Kathleen Kingsbury, Patrick Healy and Charlotte Greensit | The New York Times
We are excited to announce two new hires in the opinion section.
Building on our terrific team effort and success with the recent Postcards project, we decided to create the position of climate editor in the opinion section, and undertook an extensive search to find a creative, thought-provoking journalist who has a blend of expertise on this crucial subject and an instinct for fresh and surprising storytelling on a topic that many readers feel they already understand. We’ve found a great editor for this important new role: Eliza Barclay is joining us from Vox and will work closely with Vanessa, Patrick, Chris, the vertical editors and our graphics and visual teams to shape the section’s climate coverage and collaborations.
We’ve asked Eliza to focus especially on how to bring climate opinion journalism to as wide an audience as possible, rather than appealing chiefly to insiders and activists. We found a passionate reader/viewer/listener response to the Postcards project in part because it fused ideas, visuals, audio, graphics, analysis and on-the-ground storytelling. We want to learn from that success, and from some of our best climate guest essays, to lean into feature writing, pieces from locales both near and far-flung, photo-driven guest essays, data visualization, interactives and quizzes and other story forms to engage and surprise more people with climate coverage. We are also hungry for the unexpected and surprising pieces; in our interviews with Eliza, she spoke insightfully about the challenge of engaging readers with climate pieces when they are exhausted or disheartened about the state of the world, or think they know enough already, or don’t want pieces that feel like homework or written for insiders. We want her to work with our visual, graphics and opinion editors to elevator this coverage in exciting ways.
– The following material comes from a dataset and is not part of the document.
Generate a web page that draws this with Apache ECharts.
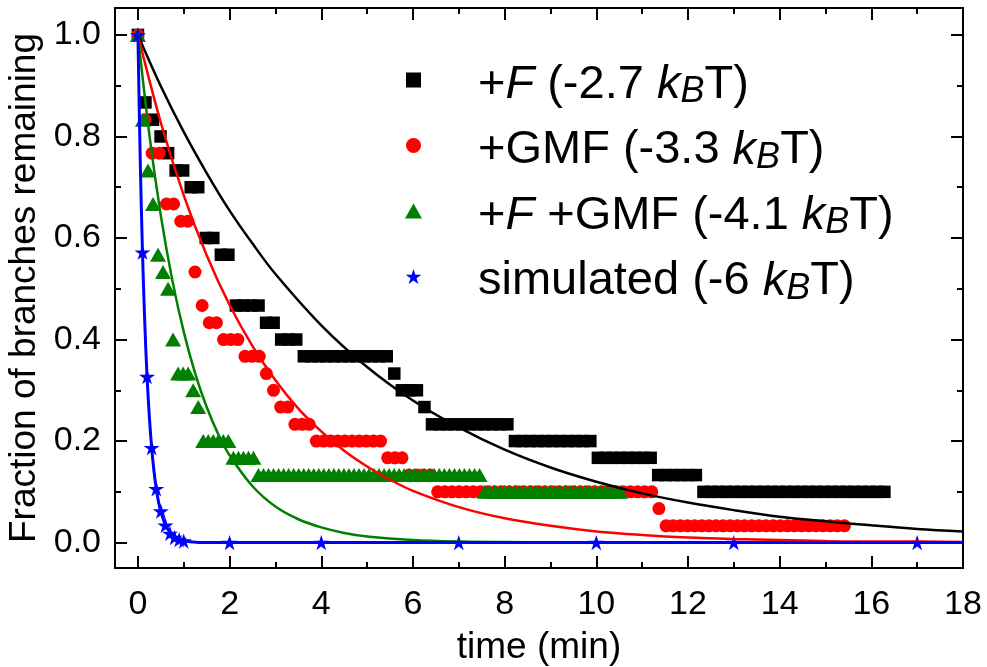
<!DOCTYPE html>
<html>
<head>
<meta charset="utf-8">
<script src="https://cdn.jsdelivr.net/npm/echarts@6/dist/echarts.min.js"></script>
<style>
  html, body { margin: 0; padding: 0; background: #fff; }
  #chart { width: 987px; height: 667px; }
</style>
</head>
<body>
<div id="chart"></div>
<script>
// Fraction of branches remaining vs. time.
// Each measured trace is a step curve sampled once per frame; it is stored as
// runs: a remaining fraction and how many consecutive frames kept that value.

// +F (-2.7 kBT)
const plusF_frameMin = 0.1645;
const plusF_levels = [1.0, 0.867, 0.833, 0.8, 0.767, 0.733, 0.7, 0.6, 0.567, 0.467, 0.433, 0.4, 0.367, 0.333, 0.3, 0.267, 0.233, 0.2, 0.167, 0.133, 0.1];
const plusF_frames = [1, 1, 1, 1, 1, 2, 2, 2, 2, 4, 2, 3, 12, 1, 3, 1, 11, 11, 8, 6, 25];

// +GMF (-3.3 kBT)
const gmf_frameMin = 0.1557;
const gmf_levels = [1.0, 0.833, 0.767, 0.667, 0.633, 0.533, 0.467, 0.433, 0.4, 0.367, 0.333, 0.3, 0.267, 0.233, 0.2, 0.167, 0.133, 0.1, 0.067, 0.033];
const gmf_frames = [1, 1, 2, 2, 2, 1, 1, 2, 3, 3, 1, 1, 2, 3, 10, 3, 4, 31, 1, 26];

// +F +GMF (-4.1 kBT)
const both_frameMin = 0.1096;
const both_levels = [1.0, 0.833, 0.733, 0.667, 0.567, 0.533, 0.5, 0.4, 0.333, 0.3, 0.267, 0.2, 0.167, 0.133, 0.1];
const both_frames = [1, 1, 1, 1, 1, 1, 1, 1, 3, 1, 1, 6, 5, 45, 28];

// simulated (-6 kBT)
const sim_times  = [0, 0.1, 0.2, 0.3, 0.4, 0.5, 0.6, 0.7, 0.8, 0.9, 1.0, 2, 4, 7, 10, 13, 17];
const sim_values = [1, 0.572, 0.327, 0.187, 0.106, 0.062, 0.034, 0.018, 0.010, 0.006, 0.003, 0, 0, 0, 0, 0, 0];

// single-exponential fit curves
const fitF_t = [0, 0.5, 1, 1.5, 2, 2.5, 3, 4, 5, 6, 7, 8, 9, 10, 11, 12, 13, 14, 15, 16, 17, 18];
const fitF_y = [1, 0.899, 0.809, 0.728, 0.654, 0.589, 0.529, 0.428, 0.346, 0.280, 0.227, 0.183, 0.148, 0.120, 0.097, 0.079, 0.064, 0.051, 0.042, 0.034, 0.027, 0.022];

const fitGmf_t = [0, 0.5, 1, 1.5, 2, 2.5, 3, 3.5, 4, 4.5, 5, 5.5, 6, 7, 8, 9, 10, 11, 12, 13, 14, 15, 16, 17, 18];
const fitGmf_y = [1, 0.827, 0.684, 0.566, 0.468, 0.387, 0.320, 0.264, 0.219, 0.181, 0.150, 0.124, 0.102, 0.070, 0.048, 0.033, 0.022, 0.015, 0.010, 0.007, 0.005, 0.003, 0.002, 0.002, 0.001];

const fitBoth_t = [0, 0.25, 0.5, 0.75, 1, 1.25, 1.5, 1.75, 2, 2.5, 3, 3.5, 4, 4.5, 5, 6, 7, 8, 10, 14, 18];
const fitBoth_y = [1, 0.803, 0.644, 0.517, 0.415, 0.333, 0.267, 0.214, 0.172, 0.111, 0.071, 0.046, 0.030, 0.019, 0.012, 0.005, 0.002, 0.001, 0, 0, 0];

const fitSim_t = [0, 0.05, 0.1, 0.15, 0.2, 0.25, 0.3, 0.35, 0.4, 0.45, 0.5, 0.6, 0.7, 0.8, 0.9, 1.0, 1.2, 1.5, 2, 4, 18];
const fitSim_y = [1, 0.756, 0.571, 0.432, 0.326, 0.247, 0.186, 0.141, 0.106, 0.080, 0.061, 0.035, 0.020, 0.011, 0.006, 0.004, 0.001, 0, 0, 0, 0];

// axis ticks
const xMajorTicks = [0, 2, 4, 6, 8, 10, 12, 14, 16, 18];
const xMinorTicks = [1, 3, 5, 7, 9, 11, 13, 15, 17];
const yMajorTicks = [0, 0.2, 0.4, 0.6, 0.8, 1.0];
const yMinorTicks = [0.1, 0.3, 0.5, 0.7, 0.9];

const names = ['+F (-2.7 kBT)', '+GMF (-3.3 kBT)', '+F +GMF (-4.1 kBT)', 'simulated (-6 kBT)'];
const legendRich = {
  '+F (-2.7 kBT)': '+{it|F} (-2.7 {it|k}{sub|B}T)',
  '+GMF (-3.3 kBT)': '+GMF (-3.3 {it|k}{sub|B}T)',
  '+F +GMF (-4.1 kBT)': '+{it|F} +GMF (-4.1 {it|k}{sub|B}T)',
  'simulated (-6 kBT)': 'simulated (-6 {it|k}{sub|B}T)'
};

const FONT = '"Liberation Sans", Arial, sans-serif';
const STAR = 'path://M50,0L61.17,34.63L97.55,34.55L68.07,55.87L79.39,90.45L50,69L20.61,90.45L31.93,55.87L2.45,34.55L38.83,34.63Z';
const SQUARE = 'path://M0,0H10V10H0Z';

function expandRuns(levels, frames, frameMin) {
  const pts = [];
  let frame = 0;
  levels.forEach((v, k) => {
    for (let n = 0; n < frames[k]; n++, frame++) {
      pts.push([+(frame * frameMin).toFixed(4), v]);
    }
  });
  return pts;
}
const zip = (a, b) => a.map((v, i) => [v, b[i]]);

const X_MIN = -0.5, X_MAX = 18, Y_MIN = -0.05, Y_MAX = 1.053;
const tickStyle = { color: '#000', width: 2 };

function xAxis(position, ticks, len, withLabels) {
  const ax = {
    type: 'value', position, min: X_MIN, max: X_MAX,
    splitLine: { show: false },
    axisLine: { show: false, onZero: false },
    axisTick: { show: true, inside: true, length: len, lineStyle: tickStyle, customValues: ticks },
    axisLabel: { show: false }
  };
  if (withLabels) {
    ax.axisLabel = { show: true, customValues: ticks, color: '#000', fontFamily: FONT, fontSize: 34, margin: 20 };
    ax.name = 'time (min)';
    ax.nameLocation = 'middle';
    ax.nameGap = 61;
    ax.nameTextStyle = { color: '#000', fontFamily: FONT, fontSize: 37 };
  }
  return ax;
}
function yAxis(position, ticks, len, withLabels) {
  const ax = {
    type: 'value', position, min: Y_MIN, max: Y_MAX,
    splitLine: { show: false },
    axisLine: { show: false, onZero: false },
    axisTick: { show: true, inside: true, length: len, lineStyle: tickStyle, customValues: ticks },
    axisLabel: { show: false }
  };
  if (withLabels) {
    ax.axisLabel = { show: true, customValues: ticks, color: '#000', fontFamily: FONT, fontSize: 34, margin: 14,
                     formatter: v => v.toFixed(1) };
    ax.name = 'Fraction of branches remaining';
    ax.nameLocation = 'middle';
    ax.nameGap = 70;
    ax.nameTextStyle = { color: '#000', fontFamily: FONT, fontSize: 37 };
  }
  return ax;
}

function fitLine(name, t, y, color, width) {
  return {
    name, type: 'line', data: zip(t, y), showSymbol: false, symbol: 'none',
    smooth: 0.35, lineStyle: { color, width }, silent: true
  };
}

const chart = echarts.init(document.getElementById('chart'), null, { renderer: 'canvas' });
chart.setOption({
  animation: false,
  backgroundColor: '#fff',
  grid: { left: 115, right: 24, top: 8, bottom: 99, outerBoundsMode: 'none', containLabel: false,
          show: true, borderColor: '#000', borderWidth: 2, backgroundColor: 'transparent' },
  xAxis: [
    xAxis('bottom', xMajorTicks, 12, true),
    xAxis('bottom', xMinorTicks, 6, false),
    xAxis('top', xMajorTicks, 12, false),
    xAxis('top', xMinorTicks, 6, false)
  ],
  yAxis: [
    yAxis('left', yMajorTicks, 12, true),
    yAxis('left', yMinorTicks, 6, false),
    yAxis('right', yMajorTicks, 12, false),
    yAxis('right', yMinorTicks, 6, false)
  ],
  legend: {
    orient: 'vertical', left: 405, top: 50, padding: 0,
    itemWidth: 17, itemHeight: 15, itemGap: 5.5,
    selectedMode: false,
    data: [
      { name: names[0], icon: SQUARE },
      { name: names[1], icon: 'circle' },
      { name: names[2], icon: 'triangle' },
      { name: names[3], icon: STAR }
    ],
    formatter: n => legendRich[n],
    textStyle: {
      color: '#000', fontFamily: FONT, fontSize: 47, lineHeight: 50, padding: [10, 0, 0, 51],
      rich: {
        it:  { fontStyle: 'italic', fontFamily: FONT, fontSize: 47, lineHeight: 50, color: '#000' },
        sub: { fontStyle: 'italic', fontFamily: FONT, fontSize: 36, lineHeight: 30, verticalAlign: 'bottom', color: '#000' }
      }
    }
  },
  series: [
    { name: names[0], type: 'scatter', data: expandRuns(plusF_levels, plusF_frames, plusF_frameMin),
      symbol: 'rect', symbolSize: 12.5, itemStyle: { color: '#000000', opacity: 1 } },
    { name: names[1], type: 'scatter', data: expandRuns(gmf_levels, gmf_frames, gmf_frameMin),
      symbol: 'circle', symbolSize: 13, itemStyle: { color: '#ff0000', opacity: 1 } },
    { name: names[2], type: 'scatter', data: expandRuns(both_levels, both_frames, both_frameMin),
      symbol: 'triangle', symbolSize: [16, 14], itemStyle: { color: '#008000', opacity: 1 } },
    { name: names[3], type: 'scatter', data: zip(sim_times, sim_values),
      symbol: STAR, symbolKeepAspect: true, symbolSize: 16, itemStyle: { color: '#0000ff', opacity: 1 } },
    fitLine('fit +F', fitF_t, fitF_y, '#000000', 2.5),
    fitLine('fit +GMF', fitGmf_t, fitGmf_y, '#ff0000', 2.5),
    fitLine('fit +F +GMF', fitBoth_t, fitBoth_y, '#008000', 2.5),
    fitLine('fit simulated', fitSim_t, fitSim_y, '#0000ff', 3)
  ]
});
</script>
</body>
</html>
At Vox, Eliza was the science, health and climate editor, and led a team of reporters who covered everything from the pandemic and climate policy to space and the replication crisis in psychology. Beyond editing news and features, she launched several special projects that experimented with new formats and coverage areas. Most recently, her team explored the collateral health effects of the pandemic and the biodiversity crisis.
In 2019 she received a Pulitzer Center grant to lead and help write an innovative visual project on three “supertrees” — remarkable species with climate “superpowers” under threat of deforestation. The project won an Online Journalism Award, a Scripps Howard Award and a Pictures of the Year International award.
Before joining Vox, Eliza was a web editor and reporter with the science desk at NPR, where she co-edited the James Beard Award-winning food blog “The Salt.” She also did occasional feature stories on air for “Morning Edition” and “All Things Considered.”
Early in her career, Eliza reported from Mexico as a stringer for the Houston Chronicle and freelanced for many other outlets. She holds degrees from the University of California, Berkeley and Johns Hopkins.
Andrew Trunsky is our new editorial assistant supporting Maureen Dowd. He was most recently a fellow at the Daily Caller News Foundation, where he reported on Congress, elections and American politics. He recently covered policies like the enhanced child tax credit, writing how its lapse affected working families across the country. Andrew graduated in 2020 from Williams College, where he majored in political science with a focus on international politics and was an All-American swimmer. He originally hails from the Detroit suburbs and is an avid University of Michigan fan.
Please join us in welcoming Eliza and Andrew.